Their numbers, which Manzanares wore as a four-year starter and Herrera a coach for the Jaguars, hung on the right outfield wall behind them. The two banners, new to the wall this season, represent the past success Desert Ridge has had as a baseball program. Other names sit alongside theirs on the wall, too.

But on Monday, April 22, it was all about Manzanares and Herrera. It was their time to be honored for all the blood, sweat and tears they put into the Desert Ridge program.

"People have recognized what we've done," said Herrera, who is now the head coach at Desert Vista. "That's what means the most. The guys that came back, Jake Barrett, Alex Villar, those guys. It means something to see them back here."
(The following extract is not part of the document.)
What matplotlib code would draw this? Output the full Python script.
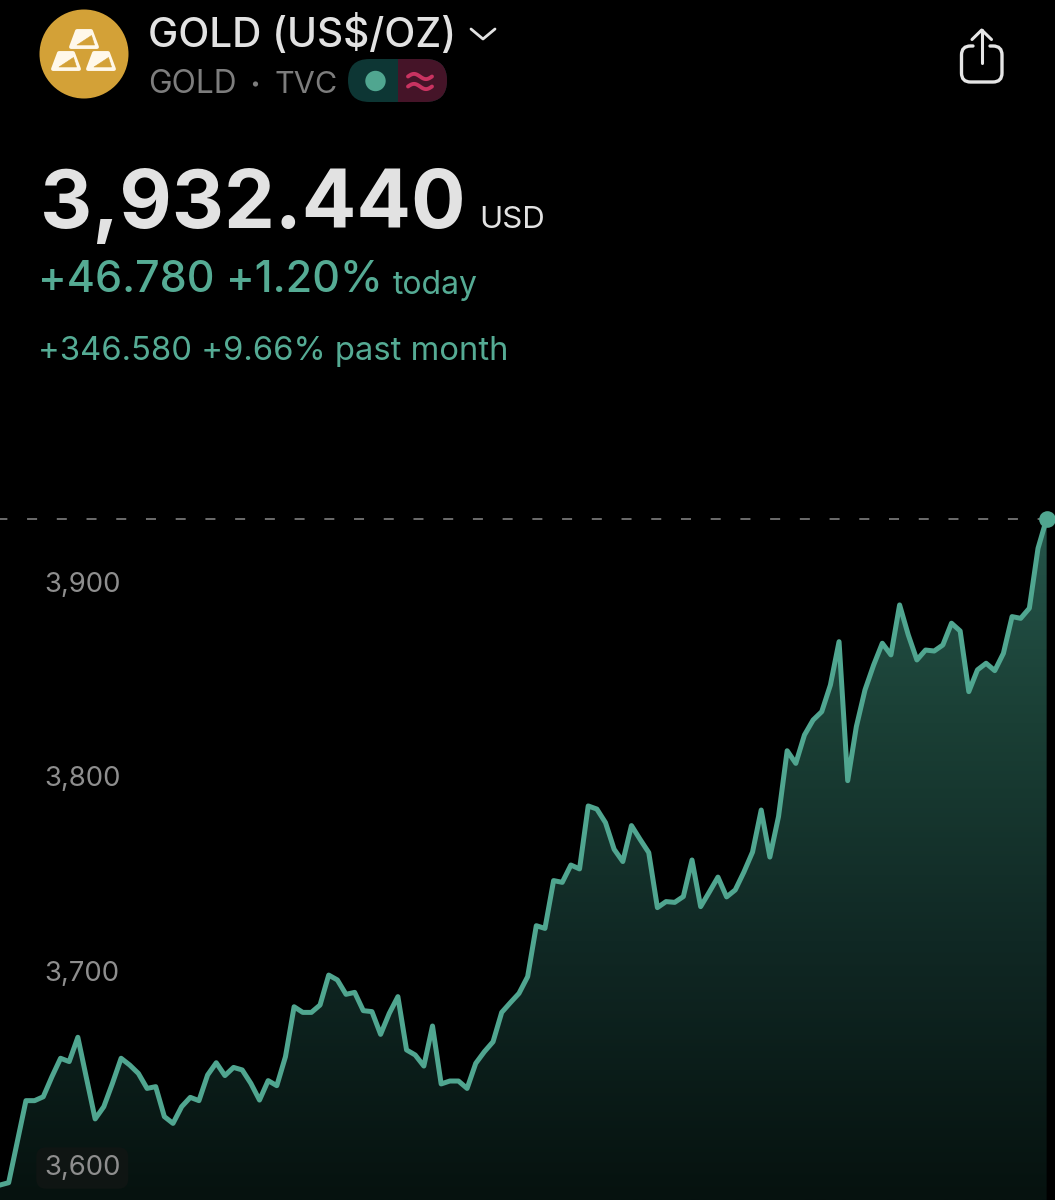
import numpy as np
import matplotlib
matplotlib.use("Agg")
import matplotlib.pyplot as plt
from matplotlib.colors import LinearSegmentedColormap
from matplotlib.patches import Circle, Polygon, FancyBboxPatch, Rectangle, PathPatch
from matplotlib.path import Path

prices_start = [3589.7, 3590.9, 3612.0, 3633.1, 3633.1, 3635.1, 3645.4, 3654.9, 3653.2, 3665.7,
                3644.6, 3623.7, 3630.0, 3642.0, 3654.9, 3651.4, 3647.1, 3639.4, 3640.3, 3624.9,
                3621.4, 3630.0, 3634.8, 3633.1, 3646.3, 3652.6, 3646.0, 3650.2, 3648.9, 3642.0,
                3633.4, 3643.4, 3640.8, 3655.7, 3681.4, 3678.5, 3678.5, 3682.3, 3697.7, 3695.2]
prices_middle = [3687.8, 3688.8, 3679.4, 3678.9, 3667.2, 3678.0, 3686.6, 3659.2, 3656.6, 3650.9,
                 3671.5, 3641.7, 3643.2, 3643.2, 3639.4, 3652.3, 3658.3, 3663.4, 3678.5, 3683.5,
                 3688.3, 3696.9, 3723.1, 3721.7, 3746.3, 3745.4, 3754.3, 3752.3, 3784.7, 3783.1,
                 3776.1, 3762.4, 3756.1, 3774.6, 3767.5, 3760.7, 3732.4, 3735.5, 3735.1, 3738.1]
prices_end = [3756.9, 3732.9, 3740.4, 3748.1, 3737.9, 3741.5, 3750.7, 3761.0, 3782.6, 3758.4,
              3779.2, 3813.1, 3806.6, 3821.2, 3828.9, 3833.2, 3846.9, 3869.2, 3797.7, 3825.5,
              3844.4, 3857.2, 3868.4, 3862.4, 3888.1, 3872.7, 3859.8, 3864.9, 3864.4, 3867.5,
              3878.7, 3874.7, 3843.5, 3854.7, 3858.1, 3854.3, 3863.2, 3882.1, 3881.2, 3886.4,
              3917.2, 3932.44]
prices = np.array(prices_start + prices_middle + prices_end)
y_ticks = [3600, 3700, 3800, 3900]
y_tick_labels = ["3,600", "3,700", "3,800", "3,900"]

BG = "#000000"
GREEN = "#50a690"
TXT = "#e2e2e2"
GRAY = "#7d7d7d"
TXTGREEN = "#55ab94"
GOLD = "#d3a137"
FONT = "Inter"

plt.rcParams["font.family"] = [FONT, "DejaVu Sans"]
plt.rcParams["lines.scale_dashes"] = False

W, H = 1055, 1200
fig = plt.figure(figsize=(W / 100, H / 100), dpi=100, facecolor=BG)

# ---- chart -----------------------------------------------------------------
ax = fig.add_axes([0, 0, 1, 1], facecolor=BG)
px_per_step = 8.65
px_per_usd = 1.944
x = np.arange(len(prices))
ax.set_xlim(0, W / px_per_step)
ax.set_ylim(3600 + (1165 - H) / px_per_usd, 3600 + 1165 / px_per_usd)
for s in ax.spines.values():
    s.set_visible(False)
ax.set_xticks([])
ax.set_yticks(y_ticks, y_tick_labels)
ax.tick_params(axis="y", length=0, pad=-31.7, labelsize=19.8, labelcolor="#8e8e8e", direction="in")
for t in ax.get_yticklabels():
    t.set_ha("left")
    t.set_zorder(10)
ax.get_yticklabels()[0].set_bbox(dict(boxstyle="round,pad=0.28,rounding_size=0.35",
                                      fc="#0f1513", ec="none"))

cmap = LinearSegmentedColormap.from_list(
    "fill", [(0.0, "#25554a"), (0.3, "#1a3f35"), (0.62, "#102824"), (1.0, "#06120f")])
y0, y1 = ax.get_ylim()
grad = np.linspace(0, 1, 256).reshape(-1, 1)
top_val = prices.max()
im = ax.imshow(grad, extent=(0, x[-1], y0, top_val), cmap=cmap, aspect="auto",
               origin="upper", zorder=1)
im.set_clip_path(Polygon(np.column_stack([np.r_[x, x[-1], 0], np.r_[prices, y0, y0]]),
                         closed=True, transform=ax.transData))
ax.set_xlim(0, W / px_per_step)
ax.set_ylim(y0, y1)

ax.axhline(prices[-1], color="#8a8a8a", lw=1.1, zorder=2,
           linestyle=(1.9, (7.2, 14.2)), dash_capstyle="butt")
ax.plot(x, prices, color=GREEN, lw=3.6, solid_joinstyle="round", zorder=3, clip_on=True)
ax.plot(x[-1:], prices[-1:], "o", color=GREEN, ms=12, mew=0, zorder=4)

# ---- header (pixel coordinates) -------------------------------------------------
ov = fig.add_axes([0, 0, 1, 1], facecolor="none", zorder=5)
ov.set_xlim(0, W)
ov.set_ylim(H, 0)
ov.axis("off")

def label(px, py, s, size, color, weight="normal"):
    ov.text(px, py, s, fontsize=size, color=color, fontweight=weight, va="baseline", ha="left")

label(148, 47, "GOLD (US$/OZ)", 29.2, TXT, "medium")
label(148, 93, "GOLD", 22.8, GRAY)
label(275, 93, "TVC", 22, GRAY)
ov.add_patch(Circle((255.5, 84), 2.6, fc=GRAY, ec="none"))
ov.plot([471, 483, 495], [29, 39, 29], color=TXT, lw=2.0, solid_capstyle="round", solid_joinstyle="round")

label(40, 228, "3,932.440", 58.2, TXT, "bold")
label(479, 228, "USD", 22.5, TXT)
label(38, 292, "+46.780 +1.20%", 31, TXTGREEN, "medium")
label(393, 294, "today", 23, TXTGREEN)
label(38, 360, "+346.580 +9.66% past month", 23.6, TXTGREEN)

# logo
ov.add_patch(Circle((84, 54), 44.5, fc=GOLD, ec="none"))
def bar(px, py):
    w, h = 26, 16
    ov.add_patch(Polygon([(px + 6, py), (px + 20, py), (px + w, py + h), (px, py + h)], closed=True,
                         fc="#fff8ea", ec="#fff8ea", lw=2.8, joinstyle="round"))
    ov.add_patch(Polygon([(px + 20.5, py + 4.5), (px + 23.5, py + 14), (px + 6, py + 14)], closed=True,
                         fc=GOLD, ec=GOLD, lw=0.4, joinstyle="round"))
bar(71, 31)
bar(53, 53)
bar(88, 53)

# status pill
ov.add_patch(FancyBboxPatch((348, 59), 99, 43, boxstyle="round,pad=0,rounding_size=21.5",
                            fc="#0d3634", ec="none", zorder=1))
clip = FancyBboxPatch((348, 59), 99, 43, boxstyle="round,pad=0,rounding_size=21.5",
                      transform=ov.transData, fc="none", ec="none")
ov.add_patch(clip)
right = Rectangle((397.5, 59), 50, 43, fc="#451428", ec="none", zorder=2)
ov.add_patch(right)
right.set_clip_path(clip)
ov.add_patch(Circle((375.5, 81), 10.2, fc=GREEN, ec="none", zorder=3))
wave_x = np.linspace(408, 432, 40)
for base in (76.5, 86.5):
    ov.plot(wave_x, base - 2.6 * np.sin((wave_x - 408) / 24 * 2 * np.pi), color="#c93361",
            lw=2.8, solid_capstyle="round", zorder=3)

# share icon
l, r, t, b, rad = 961.5, 1002, 46, 82, 9
box = Path([(973, t), (l + rad, t), (l, t), (l, t + rad), (l, b - rad), (l, b), (l + rad, b),
            (r - rad, b), (r, b), (r, b - rad), (r, t + rad), (r, t), (r - rad, t), (990, t)],
           [Path.MOVETO, Path.LINETO, Path.CURVE3, Path.CURVE3, Path.LINETO, Path.CURVE3, Path.CURVE3,
            Path.LINETO, Path.CURVE3, Path.CURVE3, Path.LINETO, Path.CURVE3, Path.CURVE3, Path.LINETO])
ov.add_patch(PathPatch(box, fc="none", ec="#e6e6e6", lw=2.4, capstyle="round"))
ov.plot([981.7, 981.7], [30, 63], color="#e6e6e6", lw=2.2, solid_capstyle="round")
ov.plot([972, 981.7, 991.5], [39.5, 30, 39.5], color="#e6e6e6", lw=2.2,
        solid_capstyle="round", solid_joinstyle="round")

fig.savefig("out.png", dpi=100, facecolor=BG)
Herrera built the Desert Ridge program from the ground up.

The school was new with few developments around it in far east Mesa. A major contrast to what the surrounding communities look like now. He was a young coach looking to establish himself and the program in one of the state's top divisions for high school baseball. That's when he met Manzanares.

He was just a freshman at the time, but his skill level was well advanced for his age. He was named the starting shortstop in his first high school season. He never relinquished the position.

He helped Herrera establish a foundation at Desert Ridge, one that centered around out-working opponents and each other every day. The Jaguars found success early, making playoff runs with Manzanares and a handful of others who were on hand for the Hall of Fame Game leading the way.

Herrera expected the most from his players. He joked that he was the reason for Manzanares' arm and back issues that derailed his career just two seasons in at Gateway Community College. Manzanares, however, said Herrera brought the best out in him during a troubling time in his life.

"He was like another dad to me," Manzanares said. "He was the first person to push me harder than anyone else did. I was out of control, and he was the first one to put me in my place. I looked up to him for that. It's because of him I was even looked at to go to college. I would do anything for the guy."

Herrera went on to win two titles with Desert Ridge after Manzanares graduated. While he refused to take credit, Herrera said Manzanares and his class laid the framework and set the expectations that other players followed, which helped lead to the two state titles.

But the time together was impactful, nonetheless. That's why Joseph Ponce felt it was necessary to honor the two at their annual Hall of Fame Game, which happened to fall on the day of the last game of the season. Desert Vista also happened to be the opponent.

Honoring Herrera was the main motive for Ponce. He has a tremendous amount of respect for the Desert Vista skipper. In many ways, he's been a mentor to the young coach during region meetings.

Ponce also knows how much Herrera means to the Desert Ridge community. So, honoring him alongside Manzanares was easy. It also came the same season Herrera surpassed 400 wins as a head coach.

"I want to do something to honor past players and to honor the community for welcoming me in," Ponce said. "Normally, it's a staple early in our season but playing DV at the end, it worked out well. This means something to the people on this wall. In a program like Desert Ridge, it's bigger than just me. It's the whole community."

Desert Vista beat Desert Ridge Monday night. But the win seemed to take a backseat for the special night it was for both programs.

Both made the playoffs. Desert Vista clinched a top-eight seed and home field advantage. Desert Ridge went on the road. Most importantly, more names were added to the outfield wall.

Herrera stopped short of shedding tears during the ceremony before first pitch. But he was hesitant to say he wouldn't have some tears after the game concluded.

"I fought it for a long time," Herrera said of being honored by Desert Ridge. "But it means a lot. I built this from the ground up. There was nothing here. So it really means a lot."

Manzanares said he never imagined he would be honored in such a way by his high school. But to now look out and see his name on the wall forever — especially alongside his coach and former teammates — it's special.

"We were counted out for four years," Manzanares said. "Nobody believed in what we could build here. So, to do it with Herrera, it meant the world."